Indeed, since World War II, the truest champions of Chaim Soutine, who have demonstrated consistent and unflagging commitment to Soutine, whether overtly or subconsciously, have been the artists. To this broad generalization one must add the names of these influential art historians and critics: Meyer Schapiro, Clement Greenberg, David Sylvester. Professor Schapiro, with the image of Soutine’s paintings on view at MoMA in 1950, suggested to De Kooning that Woman I was successful and a finished work, and urged that it not be destroyed by de Kooning, as he was actively considering. Greenberg, also at this time, claimed that Soutine’s painterly touch could be likened only to Rembrandt, in an essay read by most every prominent art world figure at the time. David Sylvester’s dedication to Soutine in his 1963 Arts Council exhibition at London’s Tate Gallery altered the course of painting in London for decades to come, as can be seen today in the strong paintings of Cecily Brown and Jenny Saville.

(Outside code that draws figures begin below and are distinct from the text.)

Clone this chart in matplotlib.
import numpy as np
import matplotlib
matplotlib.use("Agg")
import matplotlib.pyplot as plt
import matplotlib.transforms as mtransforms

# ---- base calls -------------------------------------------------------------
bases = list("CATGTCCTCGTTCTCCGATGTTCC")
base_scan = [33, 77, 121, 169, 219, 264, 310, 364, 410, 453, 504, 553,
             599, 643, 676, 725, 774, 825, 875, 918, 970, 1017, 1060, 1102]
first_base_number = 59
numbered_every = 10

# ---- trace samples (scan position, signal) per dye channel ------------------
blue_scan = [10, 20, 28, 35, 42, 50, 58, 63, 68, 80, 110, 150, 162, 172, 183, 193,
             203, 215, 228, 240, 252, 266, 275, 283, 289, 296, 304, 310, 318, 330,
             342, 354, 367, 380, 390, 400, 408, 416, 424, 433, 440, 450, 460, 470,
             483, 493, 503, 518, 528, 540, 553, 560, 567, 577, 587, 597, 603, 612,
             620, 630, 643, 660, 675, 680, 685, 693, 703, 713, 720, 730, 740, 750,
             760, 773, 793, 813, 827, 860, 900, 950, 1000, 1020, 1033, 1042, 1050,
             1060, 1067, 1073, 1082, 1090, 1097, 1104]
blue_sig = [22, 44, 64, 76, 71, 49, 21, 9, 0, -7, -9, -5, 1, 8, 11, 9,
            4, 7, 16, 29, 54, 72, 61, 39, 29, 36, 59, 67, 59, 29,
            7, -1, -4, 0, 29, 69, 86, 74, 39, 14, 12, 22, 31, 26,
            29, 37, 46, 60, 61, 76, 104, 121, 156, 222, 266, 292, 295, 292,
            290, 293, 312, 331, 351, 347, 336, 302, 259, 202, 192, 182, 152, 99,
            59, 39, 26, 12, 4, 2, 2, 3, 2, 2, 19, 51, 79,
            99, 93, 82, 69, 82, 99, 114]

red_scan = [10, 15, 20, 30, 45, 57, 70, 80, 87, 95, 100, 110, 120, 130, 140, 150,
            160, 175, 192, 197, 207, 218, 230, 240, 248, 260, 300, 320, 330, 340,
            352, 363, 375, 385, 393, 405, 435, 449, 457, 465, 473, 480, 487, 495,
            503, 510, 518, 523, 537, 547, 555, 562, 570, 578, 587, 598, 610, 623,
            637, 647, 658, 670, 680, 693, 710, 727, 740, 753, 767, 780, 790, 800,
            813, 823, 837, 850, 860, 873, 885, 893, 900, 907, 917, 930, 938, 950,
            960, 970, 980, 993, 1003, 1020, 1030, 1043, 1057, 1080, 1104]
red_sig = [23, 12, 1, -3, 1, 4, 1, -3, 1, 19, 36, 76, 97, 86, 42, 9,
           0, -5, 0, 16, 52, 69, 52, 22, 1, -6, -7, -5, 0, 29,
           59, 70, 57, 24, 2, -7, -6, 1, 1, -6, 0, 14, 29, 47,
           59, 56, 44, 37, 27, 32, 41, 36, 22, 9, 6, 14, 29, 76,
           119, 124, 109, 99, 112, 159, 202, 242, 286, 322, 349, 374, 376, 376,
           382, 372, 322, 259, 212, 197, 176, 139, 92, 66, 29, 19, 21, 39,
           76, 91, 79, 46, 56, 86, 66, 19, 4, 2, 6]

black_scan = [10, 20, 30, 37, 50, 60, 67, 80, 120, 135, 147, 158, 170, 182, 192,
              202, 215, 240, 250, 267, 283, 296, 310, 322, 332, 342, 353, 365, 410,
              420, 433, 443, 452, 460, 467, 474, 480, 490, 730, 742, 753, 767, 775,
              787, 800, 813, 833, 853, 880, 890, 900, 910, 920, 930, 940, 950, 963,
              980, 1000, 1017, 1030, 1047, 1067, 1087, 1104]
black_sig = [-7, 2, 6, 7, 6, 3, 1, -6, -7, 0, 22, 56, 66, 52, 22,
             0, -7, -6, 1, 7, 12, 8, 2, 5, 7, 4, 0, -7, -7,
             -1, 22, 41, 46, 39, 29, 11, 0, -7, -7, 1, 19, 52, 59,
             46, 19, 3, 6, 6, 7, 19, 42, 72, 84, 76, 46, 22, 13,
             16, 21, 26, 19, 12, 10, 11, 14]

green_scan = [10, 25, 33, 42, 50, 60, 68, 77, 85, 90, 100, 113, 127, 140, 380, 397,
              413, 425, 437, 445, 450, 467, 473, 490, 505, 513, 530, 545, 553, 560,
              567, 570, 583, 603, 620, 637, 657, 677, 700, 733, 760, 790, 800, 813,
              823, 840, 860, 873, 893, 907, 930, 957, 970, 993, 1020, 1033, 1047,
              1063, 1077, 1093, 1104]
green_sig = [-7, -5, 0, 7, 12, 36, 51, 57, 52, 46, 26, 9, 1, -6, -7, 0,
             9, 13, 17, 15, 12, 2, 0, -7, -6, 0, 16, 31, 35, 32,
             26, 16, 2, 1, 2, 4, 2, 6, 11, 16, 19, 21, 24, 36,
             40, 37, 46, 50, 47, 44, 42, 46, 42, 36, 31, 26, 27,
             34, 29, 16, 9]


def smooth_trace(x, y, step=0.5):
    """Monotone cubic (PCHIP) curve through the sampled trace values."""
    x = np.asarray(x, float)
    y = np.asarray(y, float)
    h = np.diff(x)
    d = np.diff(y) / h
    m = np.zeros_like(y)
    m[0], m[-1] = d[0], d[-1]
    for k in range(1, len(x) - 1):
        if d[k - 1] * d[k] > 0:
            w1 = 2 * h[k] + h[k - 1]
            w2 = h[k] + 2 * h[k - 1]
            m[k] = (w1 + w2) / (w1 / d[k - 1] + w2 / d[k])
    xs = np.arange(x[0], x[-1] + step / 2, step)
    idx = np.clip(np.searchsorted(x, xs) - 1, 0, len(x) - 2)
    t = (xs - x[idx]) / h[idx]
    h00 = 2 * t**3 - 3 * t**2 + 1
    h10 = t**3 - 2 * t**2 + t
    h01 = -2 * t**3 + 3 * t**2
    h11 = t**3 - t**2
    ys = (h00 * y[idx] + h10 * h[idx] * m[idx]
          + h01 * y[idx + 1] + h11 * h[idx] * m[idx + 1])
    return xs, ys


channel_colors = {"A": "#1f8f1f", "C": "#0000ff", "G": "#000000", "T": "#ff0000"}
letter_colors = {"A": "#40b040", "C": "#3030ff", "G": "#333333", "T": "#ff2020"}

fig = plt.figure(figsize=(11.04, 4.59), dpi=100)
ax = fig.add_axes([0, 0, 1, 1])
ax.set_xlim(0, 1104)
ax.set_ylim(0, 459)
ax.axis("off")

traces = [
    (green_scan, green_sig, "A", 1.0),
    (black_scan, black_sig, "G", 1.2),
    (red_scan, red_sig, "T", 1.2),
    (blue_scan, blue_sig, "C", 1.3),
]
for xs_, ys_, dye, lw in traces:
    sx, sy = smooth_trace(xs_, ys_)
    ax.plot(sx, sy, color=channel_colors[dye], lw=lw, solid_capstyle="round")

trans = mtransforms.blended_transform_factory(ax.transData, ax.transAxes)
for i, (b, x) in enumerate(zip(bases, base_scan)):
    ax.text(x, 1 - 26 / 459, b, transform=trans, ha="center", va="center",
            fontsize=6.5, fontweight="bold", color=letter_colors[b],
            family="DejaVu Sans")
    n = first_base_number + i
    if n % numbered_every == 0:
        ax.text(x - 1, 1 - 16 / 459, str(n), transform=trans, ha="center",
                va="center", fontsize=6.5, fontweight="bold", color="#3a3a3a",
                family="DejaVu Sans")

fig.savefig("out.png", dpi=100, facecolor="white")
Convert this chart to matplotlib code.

Painters such as Francis Bacon acknowledged the shock of liberation when encountering Soutine in the London galleries in the late 1930s. Bill Jensen speaks of his epiphany at seeing Soutine’s Beef in the Minneapolis Institute of Art as a teenager. Similar statements of acknowledgment, often in extremely vivid language, were expressed by virtually all the break-through artists of the post-war period: de Kooning, Dubuffet, Philip Guston, Georg Baselitz and the subsequent generations of serious painters – that is, artists consumed by their search for seeing, artists not inspired in the main by the advantages of the camera (although often benefiting from photography) or by the sometimes academic strictures of Conceptualism.
Soutine’s example contributed to the formation and development of many artists’ work. In other cases, artists independently developed their work and found affinities in Soutine that validated and encouraged their own efforts.
This exhibition will demonstrate these influences and affinities – readily visible with certain artists in a common energy, brushwork, and all-over gesture, or a shared approach to subject matter; with others, less apparently so but fully ingested and transformed.
The exhibition features loans from the Albright-Knox Art Gallery (their monumental Soutine Carcass of Beef) and the Metropolitan Museum of Art (a Soutine masterpiece, View of Cagnes) and many prominent private collectors and galleries. Some works are for sale.